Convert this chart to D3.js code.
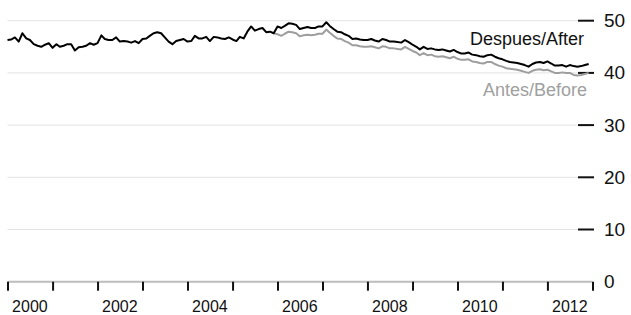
<!DOCTYPE html>
<html>
<head>
<meta charset="utf-8">
<script src="https://cdn.jsdelivr.net/npm/d3@7"></script>
<style>
  html, body { margin: 0; padding: 0; background: #fff; }
  svg { display: block; font-family: "Liberation Sans", Arial, Helvetica, sans-serif; }
</style>
</head>
<body>
<svg id="chart" width="631" height="315"></svg>
<script>
// ---- data ----
const startMonth = "2000-01";          // first monthly observation
const afterValues = [
  46.3,46.4,46.8,46.0,47.6,46.6,46.3,45.5,45.2,45.0,45.4,45.7,
  44.8,45.5,45.0,45.2,45.5,45.5,44.3,44.9,45.0,45.2,45.7,45.4,
  45.7,47.2,46.5,46.3,46.3,46.8,46.0,46.1,46.0,45.8,46.1,45.7,
  46.5,46.6,47.1,47.6,47.8,47.6,46.8,46.0,45.5,46.1,46.3,46.5,
  46.0,46.1,47.1,46.6,46.6,46.9,46.1,46.9,46.8,46.6,46.5,46.8,
  46.4,46.1,46.9,46.6,47.9,48.9,48.1,48.4,48.6,47.8,47.9,47.6,
  48.9,48.6,49.0,49.5,49.4,49.2,48.4,48.6,48.8,48.6,48.6,48.9,
  48.9,49.7,49.0,48.4,47.9,47.8,47.4,47.1,46.5,46.6,46.4,46.3,
  46.3,46.5,46.2,46.0,46.5,46.3,46.0,46.0,45.9,45.8,46.3,45.9,
  45.4,45.0,44.5,45.0,44.6,44.7,44.5,44.4,44.5,44.3,44.1,44.4,
  44.0,43.7,43.7,43.9,43.5,43.4,43.2,43.1,43.4,43.5,43.1,42.8,
  42.6,42.3,42.1,42.0,41.9,41.7,41.5,41.2,41.7,42.0,42.1,41.9,
  42.2,41.8,41.4,41.4,41.5,41.2,41.5,41.3,41.2,41.3,41.5,41.7
];
const beforeStartMonth = "2005-12";
const beforeValues = [
  47.6,
  47.4,47.1,47.5,47.9,47.8,47.6,47.0,47.2,47.3,47.2,47.3,47.5,
  47.5,48.3,47.7,47.1,46.6,46.5,46.1,45.8,45.3,45.3,45.1,45.0,
  45.0,45.1,44.9,44.7,45.1,45.0,44.7,44.7,44.6,44.5,45.0,44.6,
  44.2,43.9,43.4,43.8,43.4,43.5,43.2,43.1,43.2,43.0,42.8,43.1,
  42.7,42.5,42.5,42.6,42.2,42.1,41.9,41.8,42.1,42.1,41.7,41.4,
  41.2,40.9,40.8,40.7,40.6,40.4,40.2,40.0,40.4,40.6,40.7,40.5,
  40.6,40.3,40.0,40.0,40.1,40.0,40.0,39.6,39.5,39.6,39.8,40.0
];
const seriesNames = ["Despues/After", "Antes/Before"];
const yTicks = [0, 10, 20, 30, 40, 50];
const yearTicks = [2000,2001,2002,2003,2004,2005,2006,2007,2008,2009,2010,2011,2012,2013];
const yearLabels = [2000, 2002, 2004, 2006, 2008, 2010, 2012];

// ---- build ----
const parseM = d3.timeParse("%Y-%m");
const afterData = afterValues.map((v, i) => ({ date: d3.timeMonth.offset(parseM(startMonth), i), value: v }));
const beforeData = beforeValues.map((v, i) => ({ date: d3.timeMonth.offset(parseM(beforeStartMonth), i), value: v }));

const svg = d3.select("#chart");
const x = d3.scaleTime()
  .domain([new Date(2000, 0, 1), new Date(2013, 0, 1)])
  .range([7.5, 592.5]);
const y = d3.scaleLinear().domain([0, 50]).range([281.7, 20.7]);

// gridlines
svg.append("g").selectAll("line")
  .data(yTicks.filter(d => d > 0))
  .join("line")
  .attr("x1", 7.5).attr("x2", 580)
  .attr("y1", d => y(d)).attr("y2", d => y(d))
  .attr("stroke", "#e3e3e3").attr("stroke-width", 1);

// x baseline
svg.append("line")
  .attr("x1", 7.5).attr("x2", 592.5)
  .attr("y1", y(0)).attr("y2", y(0))
  .attr("stroke", "#bdbdbd").attr("stroke-width", 2);

// x ticks
const xAxis = d3.axisBottom(x)
  .tickValues(yearTicks.map(yr => new Date(yr, 0, 1)))
  .tickSize(9).tickFormat("");
const gx = svg.append("g").attr("transform", `translate(0,${y(0)})`).call(xAxis);
gx.select(".domain").remove();
gx.selectAll(".tick line").attr("stroke", "#111").attr("stroke-width", 2);

// x labels (centered in year)
svg.append("g").selectAll("text")
  .data(yearLabels)
  .join("text")
  .attr("x", d => x(new Date(d, 6, 1)))
  .attr("y", 312)
  .attr("text-anchor", "middle")
  .attr("font-size", 16)
  .attr("fill", "#111")
  .text(d => d);

// y axis on right
const yAxis = d3.axisRight(y).tickValues(yTicks).tickSize(0).tickPadding(0).tickFormat(d3.format("d"));
const gy = svg.append("g").attr("transform", "translate(604,0)").call(yAxis);
gy.select(".domain").remove();
gy.selectAll(".tick text").attr("font-size", 19).attr("fill", "#111")
  .attr("font-family", "'Liberation Sans', Arial, sans-serif").attr("x", 0);
// dashes
svg.append("g").selectAll("line")
  .data(yTicks.filter(d => d > 0))
  .join("line")
  .attr("x1", 578).attr("x2", 594)
  .attr("y1", d => y(d)).attr("y2", d => y(d))
  .attr("stroke", "#111").attr("stroke-width", 2);

// lines
const line = d3.line().x(d => x(d.date)).y(d => y(d.value));
svg.append("path").datum(beforeData)
  .attr("d", line).attr("fill", "none")
  .attr("stroke", "#9e9e9e").attr("stroke-width", 2).attr("stroke-linejoin", "round");
svg.append("path").datum(afterData)
  .attr("d", line).attr("fill", "none")
  .attr("stroke", "#000").attr("stroke-width", 2).attr("stroke-linejoin", "round");

// series labels
svg.append("text")
  .attr("x", 584).attr("y", 45)
  .attr("text-anchor", "end").attr("font-size", 18).attr("fill", "#111")
  .text(seriesNames[0]);
svg.append("text")
  .attr("x", 587).attr("y", 96)
  .attr("text-anchor", "end").attr("font-size", 18).attr("fill", "#a0a0a0")
  .text(seriesNames[1]);
</script>
</body>
</html>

───

**Exercise objective**: Select the lines in this material that hold the word "chart", leaving none out.

**Task solution**:
Convert this chart to D3.js code.
<svg id="chart" width="631" height="315"></svg>
const svg = d3.select("#chart");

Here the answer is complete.